It's difficult to change completely, but just as drops of water over many years gradually erode hardened rock, so too can little changes gradually reduce or even eradicate those characteristics that one would prefer not to have. And we are not so hardened like rock. It just takes time, writing daily, self-reflection and self-address, and relentlessly studying oneself are the best way at eliminating those faults.
I'm primarily studying at how to handle pain, as it's what I'm most concerned about. I know there will be pain in death, as I've already done some "test runs" on the partial hanging method. So I'm studying how to face pain so that when the time comes I won't back out. From what I read, especially from Cicero's On Bearing Pain, one just needs patience and to constantly fill his mind with encouragement and to convince himself that soon the pain will be over, which it surely will be. One such quote of his is as follows, describing the best way to handle pain:
He will rouse himself, prepare and arm himself, to oppose pain as he would an enemy. If you inquire what arms he will provide himself with, they will be contention, encouragement, discourse with himself.

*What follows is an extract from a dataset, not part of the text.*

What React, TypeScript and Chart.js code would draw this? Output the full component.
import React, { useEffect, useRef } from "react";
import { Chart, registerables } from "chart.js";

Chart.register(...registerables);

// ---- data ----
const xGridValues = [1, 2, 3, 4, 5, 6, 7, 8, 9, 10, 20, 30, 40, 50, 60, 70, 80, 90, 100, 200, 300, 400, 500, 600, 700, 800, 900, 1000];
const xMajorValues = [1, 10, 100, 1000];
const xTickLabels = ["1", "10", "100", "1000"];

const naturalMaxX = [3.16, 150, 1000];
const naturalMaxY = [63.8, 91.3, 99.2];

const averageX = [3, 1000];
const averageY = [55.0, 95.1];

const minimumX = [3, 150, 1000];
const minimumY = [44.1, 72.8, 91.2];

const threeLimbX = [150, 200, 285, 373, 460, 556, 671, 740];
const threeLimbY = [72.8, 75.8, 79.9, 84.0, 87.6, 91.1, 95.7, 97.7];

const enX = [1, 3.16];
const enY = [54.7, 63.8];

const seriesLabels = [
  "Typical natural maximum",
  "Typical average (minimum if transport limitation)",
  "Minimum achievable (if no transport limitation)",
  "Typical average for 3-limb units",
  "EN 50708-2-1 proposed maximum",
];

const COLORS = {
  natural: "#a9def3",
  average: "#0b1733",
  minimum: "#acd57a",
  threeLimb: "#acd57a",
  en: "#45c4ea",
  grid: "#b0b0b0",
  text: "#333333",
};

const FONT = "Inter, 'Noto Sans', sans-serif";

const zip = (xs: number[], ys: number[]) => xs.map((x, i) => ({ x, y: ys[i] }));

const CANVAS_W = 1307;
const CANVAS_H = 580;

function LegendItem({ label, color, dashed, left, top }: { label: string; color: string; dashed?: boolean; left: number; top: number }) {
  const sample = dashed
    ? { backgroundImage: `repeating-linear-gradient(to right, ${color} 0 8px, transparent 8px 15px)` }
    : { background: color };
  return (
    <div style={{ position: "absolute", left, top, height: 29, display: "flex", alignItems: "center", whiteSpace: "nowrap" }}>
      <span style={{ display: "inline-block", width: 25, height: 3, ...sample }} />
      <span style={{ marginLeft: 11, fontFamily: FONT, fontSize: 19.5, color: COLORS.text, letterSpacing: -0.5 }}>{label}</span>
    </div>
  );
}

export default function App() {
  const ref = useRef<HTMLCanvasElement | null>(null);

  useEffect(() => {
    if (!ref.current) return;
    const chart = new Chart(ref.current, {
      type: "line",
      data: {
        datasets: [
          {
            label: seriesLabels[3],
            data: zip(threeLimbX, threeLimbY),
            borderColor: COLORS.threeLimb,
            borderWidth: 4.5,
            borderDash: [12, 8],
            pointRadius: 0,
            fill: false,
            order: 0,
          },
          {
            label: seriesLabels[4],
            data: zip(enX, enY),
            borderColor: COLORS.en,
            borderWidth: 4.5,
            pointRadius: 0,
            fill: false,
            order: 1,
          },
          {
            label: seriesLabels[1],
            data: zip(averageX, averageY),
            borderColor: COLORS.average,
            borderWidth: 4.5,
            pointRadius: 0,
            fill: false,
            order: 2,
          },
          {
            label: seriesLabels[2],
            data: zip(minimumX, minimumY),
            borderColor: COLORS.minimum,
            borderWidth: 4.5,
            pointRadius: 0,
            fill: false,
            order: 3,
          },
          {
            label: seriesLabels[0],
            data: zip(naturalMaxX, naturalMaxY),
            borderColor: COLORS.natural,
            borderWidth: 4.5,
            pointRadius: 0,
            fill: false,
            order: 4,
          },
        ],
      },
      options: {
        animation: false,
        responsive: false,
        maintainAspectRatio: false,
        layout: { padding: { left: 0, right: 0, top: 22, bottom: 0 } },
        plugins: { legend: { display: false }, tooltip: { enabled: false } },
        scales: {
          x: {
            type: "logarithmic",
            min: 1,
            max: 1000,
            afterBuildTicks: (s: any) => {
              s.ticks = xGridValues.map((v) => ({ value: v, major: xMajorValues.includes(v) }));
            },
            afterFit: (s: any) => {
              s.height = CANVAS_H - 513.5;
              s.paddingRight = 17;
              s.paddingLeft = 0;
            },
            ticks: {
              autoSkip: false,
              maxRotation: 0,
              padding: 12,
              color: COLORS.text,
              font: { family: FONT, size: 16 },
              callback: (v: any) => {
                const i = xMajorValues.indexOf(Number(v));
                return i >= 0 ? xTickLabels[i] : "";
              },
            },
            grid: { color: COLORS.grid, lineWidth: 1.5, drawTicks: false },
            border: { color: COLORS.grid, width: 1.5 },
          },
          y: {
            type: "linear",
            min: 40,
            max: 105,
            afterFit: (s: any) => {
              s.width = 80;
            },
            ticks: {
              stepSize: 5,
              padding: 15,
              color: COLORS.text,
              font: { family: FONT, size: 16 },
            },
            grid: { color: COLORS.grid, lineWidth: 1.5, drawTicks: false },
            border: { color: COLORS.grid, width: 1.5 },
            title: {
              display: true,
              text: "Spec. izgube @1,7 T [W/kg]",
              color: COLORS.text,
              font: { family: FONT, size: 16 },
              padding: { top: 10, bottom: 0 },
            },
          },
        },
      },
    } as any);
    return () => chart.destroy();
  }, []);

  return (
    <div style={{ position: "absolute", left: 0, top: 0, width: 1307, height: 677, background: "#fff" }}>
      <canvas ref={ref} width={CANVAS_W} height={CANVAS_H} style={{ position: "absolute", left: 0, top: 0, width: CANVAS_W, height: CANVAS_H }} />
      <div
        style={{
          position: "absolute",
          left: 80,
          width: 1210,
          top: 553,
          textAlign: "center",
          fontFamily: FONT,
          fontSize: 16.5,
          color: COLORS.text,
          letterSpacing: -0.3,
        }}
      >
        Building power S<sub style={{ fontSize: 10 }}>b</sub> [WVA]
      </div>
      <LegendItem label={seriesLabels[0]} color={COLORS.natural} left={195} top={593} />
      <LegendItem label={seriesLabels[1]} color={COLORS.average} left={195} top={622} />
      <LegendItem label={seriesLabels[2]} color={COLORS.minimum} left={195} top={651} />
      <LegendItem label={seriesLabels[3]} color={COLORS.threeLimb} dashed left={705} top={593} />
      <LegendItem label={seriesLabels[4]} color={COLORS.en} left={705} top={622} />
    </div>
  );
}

But I'm yet to be fully convinced and haven't yet managed to remove all fear of pain, which is why I know it takes a huge amount of study and practice to change our thoughts, which have been deeply imbedded within us since a young age, and particularly the fear of pain and death are innate to all of us. Though death itself I'm relatively at ease about, it's the inevitable pain that precedes it that troubles me most.
But study those faults which you feel are the most undesirable and work out ways to overcome them. There are plenty of resources about how to do that. No faults are unique to one person; what you feel you can guarantee countless others have felt before.